The Malta College of Family Doctors (MCFD) and the Association of Private Family Doctors (APFD) said that as society adapt itself after the Covid-19 pandemic, family doctors are facing unmet needs from patients who were afraid to approach medical services in the past years.

In a statement listing proposals for Budget 2023, the two organisations said that a number of important medical services have not yet reached the previous level of activity after the pandemic.

MCFD and APFD said that political parties recognised, in their respective manifestos for the last general election, how ‘family doctors can do more if they are given more tools.’ A number of proposals were encouraged by both organisations for decision makers to observe in the imminent budget.

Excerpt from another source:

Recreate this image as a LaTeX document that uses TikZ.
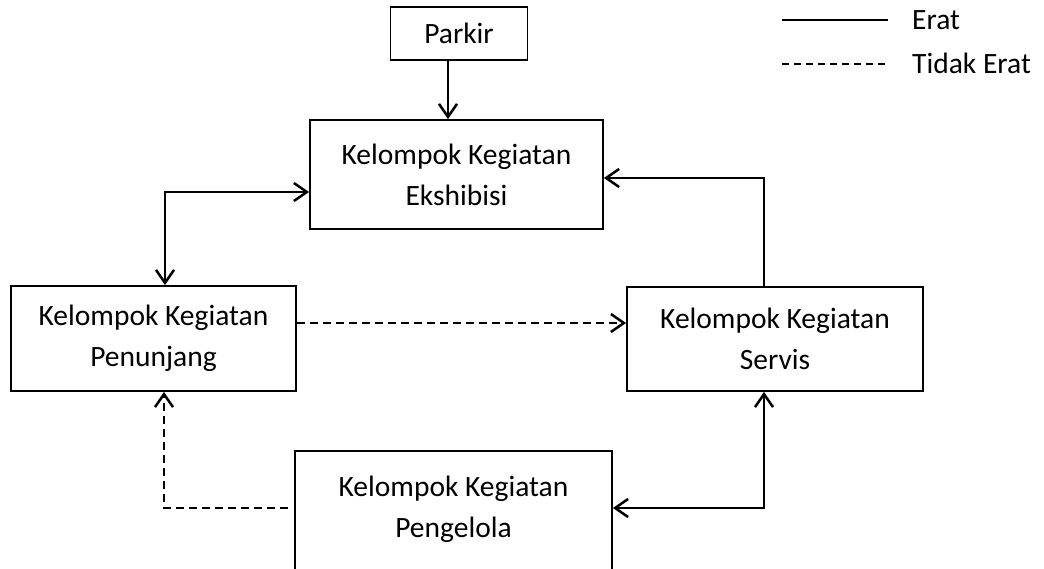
\documentclass[tikz,border=0pt]{standalone}
\usepackage{fontspec}
\setmainfont{Carlito}
\usetikzlibrary{arrows.meta,calc}
\begin{document}
\begin{tikzpicture}[x=1pt,y=-1pt,
  box/.style={draw, line width=1.8pt, align=center, inner sep=0pt, font=\fontsize{29.5}{41}\selectfont},
  label/.style={align=center, inner sep=0pt, font=\fontsize{29.5}{41}\selectfont},
  link/.style={line width=2.5pt},
  weak/.style={line width=2.5pt, dash pattern=on 8pt off 5pt},
  tip/.style={-{Straight Barb[length=13pt,width=18pt]}},
  tips/.style={{Straight Barb[length=13pt,width=18pt]}-{Straight Barb[length=13pt,width=18pt]}}
]
\useasboundingbox (0,0) rectangle (1044,569);
\clip (0,0) rectangle (1044,569);

% boxes
\node[box, minimum width=137pt, minimum height=53pt] (parkir) at (459,33.5) {Parkir};
\node[box, minimum width=293pt, minimum height=109pt] (ekshibisi) at (456.5,174.5) {Kelompok Kegiatan\\Ekshibisi};
\node[box, minimum width=285pt, minimum height=105pt] (penunjang) at (153.5,338.5) {Kelompok Kegiatan\\Penunjang};
\node[box, minimum width=296pt, minimum height=104pt] (servis) at (775,339) {Kelompok Kegiatan\\Servis};
\node[draw, line width=1.8pt, minimum width=317pt, minimum height=138pt, inner sep=0pt] (pengelolabox) at (453.5,520) {};
\node[label] (pengelola) at (453.5,509) {Kelompok Kegiatan\\Pengelola};

% connectors
\draw[link,tip] ([xshift=-11pt]parkir.south) -- ([xshift=-11pt]parkir.south |- ekshibisi.north);

\coordinate (c1) at (165,192);
\draw[link,tips] (c1 |- penunjang.north) -- (c1) -- (c1 -| ekshibisi.west);

\coordinate (c2) at (764,178);
\draw[link,tip] (c2 |- servis.north) -- (c2) -- (c2 -| ekshibisi.east);

\coordinate (c3) at (460,323);
\draw[weak,tip] (penunjang.east |- c3) -- (servis.west |- c3);

\coordinate (c4) at (764,508);
\draw[link,tips] (c4 -| pengelolabox.east) -- (c4) -- (c4 |- servis.south);

\coordinate (c5) at (164,508);
\coordinate (c5e) at (288,508);
\draw[weak,tip] (c5e) -- (c5) -- (c5 |- penunjang.south);

% legend
\coordinate (l1a) at (782,20);
\coordinate (l1b) at (888,20);
\coordinate (l2a) at (782,64);
\coordinate (l2b) at (888,64);
\draw[line width=2.2pt] (l1a) -- (l1b);
\draw[line width=2.2pt, dash pattern=on 7pt off 5pt] (l2a) -- (l2b);
\node[label, anchor=west] (erat) at (912,20) {Erat};
\node[label, anchor=west] (tidakerat) at (912,63) {Tidak Erat};
\end{tikzpicture}
\end{document}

The two organisations made the following recommendations:

-          Fully roll out the national electronic patient health records for primary care;

-          Improve communication between primary and secondary care by investing in the digital interfaces needed to put all patient information from different medical sections available online;

-          Make digital services already available to the general population also available for residents in the Homes for the Elderly;

-          Create a route for all family doctors to be able to apply for free (Schedule V) medication on behalf of their patients;

-          Make more investigations available to all family doctors;

-          Increase the expenditure on preventive health services; and

-          Make shortcuts to bureaucratic triangulations. 

MCFD and APFD stated that these proposals can both improve the patient experience of the health service (as the number of stops and days taken off work to access health services would be decreased), whilst also transferring expenses from the fairly more expensive secondary hospital care services to the comparatively less expensive primary care services.